There is one thing that is crystal clear by the end of Robert Eggers' The Lighthouse, this is 100% the film he wanted to make. There are plot elements and themes in the film that are murkier but the film comes to us unmarred by studio notes and test audience reactions. As a result, The Lighthouse is a strikingly original film.
Full disclosure, I walked out of the film puzzled at what I had just seen. I wasn't sure I liked the film even though I was certain that I respected it. As time passes since seeing it, the film keeps replaying in my head. It forces me to wrestle with its alluring images and cryptic nature. As time passes, I like the film more and more.
The plot of the film is fairly simple. Two men, younger Ephraim Winslow (Robert Pattinson) and older Thomas Wake (Willem Dafoe), are sent to an isolated lighthouse to work a four-week stint. During that time, they talk, drink, fart, fight and slowly go mad while also becoming closer to one another.
Eggers is a master at creating a sense of place. The grey on a darker grey palette and boxed in aspect ratio harken back to the silent era of film. The sound design, which deserves an Oscar, creates a cacophony of clanking gears, crackling waves, ungodly roars from the horn and the cry of seagulls. Paired with the sometimes nightmarish images, the film has an uncanny way of making you feel the approaching madness.

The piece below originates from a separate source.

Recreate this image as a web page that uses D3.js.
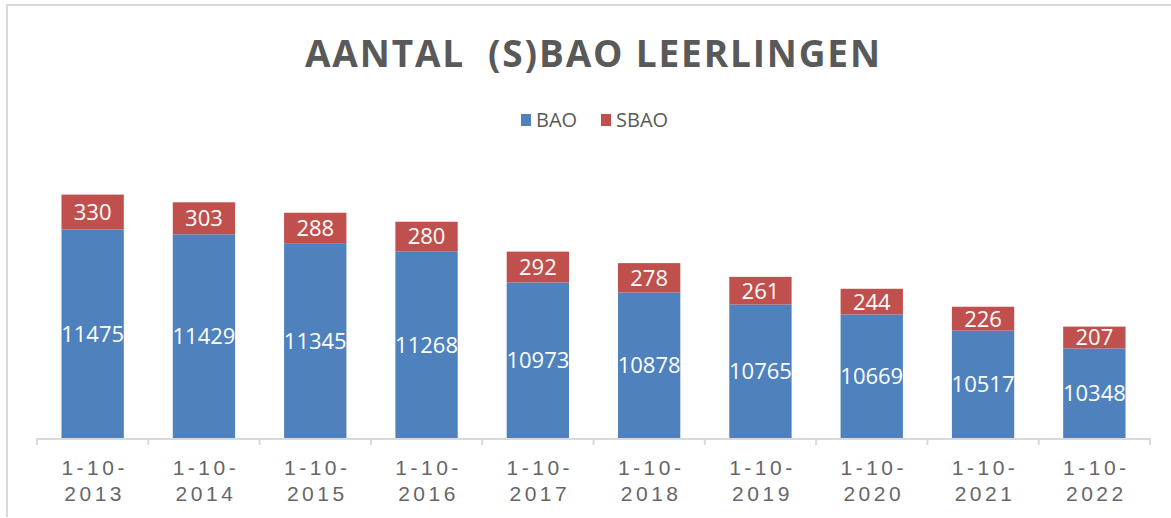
<!DOCTYPE html>
<html>
<head>
<meta charset="utf-8">
<script src="https://cdn.jsdelivr.net/npm/d3@7"></script>
<style>
    body { margin: 0; background: #fff; }
    #chart svg { display: block; font-family: "Open Sans", "Noto Sans", sans-serif; }
</style>
</head>
<body>
<div id="chart"></div>
<script>
// data
var years = ["2013", "2014", "2015", "2016", "2017", "2018", "2019", "2020", "2021", "2022"];
var baoValues = [11475, 11429, 11345, 11268, 10973, 10878, 10765, 10669, 10517, 10348];
var sbaoValues = [330, 303, 288, 280, 292, 278, 261, 244, 226, 207];
var seriesNames = ["BAO", "SBAO"];
var seriesColors = ["#4F81BD", "#C0504D"];
var yDomain = [9500, 12000];

function init() {
    var w = 1171;
    var h = 518;
    var textGrey = "#595959";

    var svg = d3.select("#chart")
        .append("svg")
        .attr("width", w)
        .attr("height", h);

    // chart area border (top + left visible)
    svg.append("path")
        .attr("d", "M7,517 L7,5 L1171,5")
        .attr("fill", "none")
        .attr("stroke", "#d9d9d9")
        .attr("stroke-width", 2);

    // title
    svg.append("text")
        .attr("x", 305)
        .attr("y", 67)
        .attr("textLength", 575)
        .attr("lengthAdjust", "spacing")
        .attr("font-size", 37)
        .attr("font-weight", "bold")
        .attr("fill", textGrey)
        .style("white-space", "pre")
        .text("AANTAL  (S)BAO LEERLINGEN");

    // build stacked rows
    var rows = years.map(function (y, i) {
        return { year: y, BAO: baoValues[i], SBAO: sbaoValues[i] };
    });
    var stacked = d3.stack().keys(seriesNames)(rows);

    var xScale = d3.scaleBand()
        .domain(years)
        .range([37, 1150])
        .paddingInner(0.44)
        .paddingOuter(0.22);

    var yScale = d3.scaleLinear()
        .domain(yDomain)
        .range([438, 174]);

    var color = d3.scaleOrdinal().domain(seriesNames).range(seriesColors);

    // bars
    var layers = svg.selectAll(".layer")
        .data(stacked)
        .enter()
        .append("g")
        .attr("class", "layer")
        .attr("fill", function (d) { return color(d.key); });

    layers.selectAll("rect")
        .data(function (d) { return d; })
        .enter()
        .append("rect")
        .attr("x", function (d) { return xScale(d.data.year); })
        .attr("width", xScale.bandwidth())
        .attr("y", function (d) { return yScale(Math.max(d[1], yDomain[0])); })
        .attr("height", function (d) {
            return yScale(Math.max(d[0], yDomain[0])) - yScale(Math.max(d[1], yDomain[0]));
        });

    // value labels
    layers.selectAll("text")
        .data(function (d) { return d; })
        .enter()
        .append("text")
        .attr("x", function (d) { return xScale(d.data.year) + xScale.bandwidth() / 2; })
        .attr("y", function (d) {
            var top = yScale(Math.max(d[1], yDomain[0]));
            var bot = yScale(Math.max(d[0], yDomain[0]));
            return (top + bot) / 2;
        })
        .attr("dy", "0.36em")
        .attr("text-anchor", "middle")
        .attr("font-size", 22)
        .attr("fill", "#fff")
        .text(function (d) { return d[1] - d[0]; });

    // x axis
    var xAxis = d3.axisBottom(xScale).tickSize(0).tickPadding(0);
    var axisG = svg.append("g")
        .attr("transform", "translate(0," + yScale(yDomain[0]) + ")")
        .call(xAxis);

    axisG.select(".domain")
        .attr("stroke", "#d9d9d9")
        .attr("stroke-width", 2)
        .attr("d", "M" + xScale.range()[0] + ",1H" + xScale.range()[1]);

    axisG.selectAll(".tick text").remove();
    axisG.selectAll(".tick").each(function (d) {
        var t = d3.select(this).append("text")
            .attr("fill", "#666")
            .attr("font-size", 21)
            .attr("letter-spacing", 3.5)
            .attr("text-anchor", "middle");
        t.append("tspan").attr("x", 2).attr("y", 37).text("1-10-");
        t.append("tspan").attr("x", 2).attr("y", 63).text(d);
    });

    // boundary ticks
    var bounds = years.map(function (y) { return xScale(y) - xScale.step() * xScale.paddingInner() / 2; });
    bounds.push(xScale.range()[1]);
    axisG.selectAll(".bound")
        .data(bounds)
        .enter()
        .append("line")
        .attr("class", "bound")
        .attr("x1", function (d) { return d; })
        .attr("x2", function (d) { return d; })
        .attr("y1", 0)
        .attr("y2", 7)
        .attr("stroke", "#d9d9d9")
        .attr("stroke-width", 2);

    // legend
    var legend = svg.append("g").attr("class", "legend");
    var legendX = [521, 601];
    var legendItem = legend.selectAll(".legend-item")
        .data(seriesNames)
        .enter()
        .append("g")
        .attr("class", "legend-item")
        .attr("transform", function (d, i) { return "translate(" + legendX[i] + ",114)"; });

    legendItem.append("rect")
        .attr("width", 10)
        .attr("height", 12)
        .attr("fill", function (d) { return color(d); });

    legendItem.append("text")
        .attr("x", 15)
        .attr("y", 13)
        .attr("font-size", 20)
        .attr("fill", textGrey)
        .text(function (d) { return d; });
}

window.onload = init;
</script>
</body>
</html>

Madness does come as Thomas has an authoritarian rule over Ephraim. Ephraim is always on the ground level, taking care of the menial chores such as mopping floors while Thomas remains at the top, basking in the light. Each night the men come together to eat and drink and try to have conversations. It becomes clear that Thomas resents Ephraim for his youth and vigor. Ephraim in turn questions Thomas's experience believing him to be a mad drunk. The tight structure of these dinner scenes steadily traces the rift between them.
Ephraim is our protagonist but he is unreliable at best. We are never certain that his visions are real. Mermaids, tentacles and an unruly seagull all may be part of his psyche under stress or maybe there is truly something supernatural at play. The film plays with our sense of time as the nights blur together and the visions become more frequent.
What does all this add up to? Well at first I wasn't sure. The more I ponder the film the more I see the deconstruction of artificial masculinity. Several key lines of witty dialogue observe the way men front manliness. Both men have personas that end up shattered by the end of the film. Their masculinity shifts far from their first nearly silent interaction to almost kissing one night in drunken revelry.
The Lighthouse is not going to be for everyone and I initially wasn't sure I enjoyed it. Funny how a powerful film can claw around in your brain until you begin to deal with it and address its mysteries. The film didn't quite have the emotional connection for me like Egger's The Witch but it still left an impact. Dafoe and Pattinson deserve awards come Oscar season. They are truly remarkable.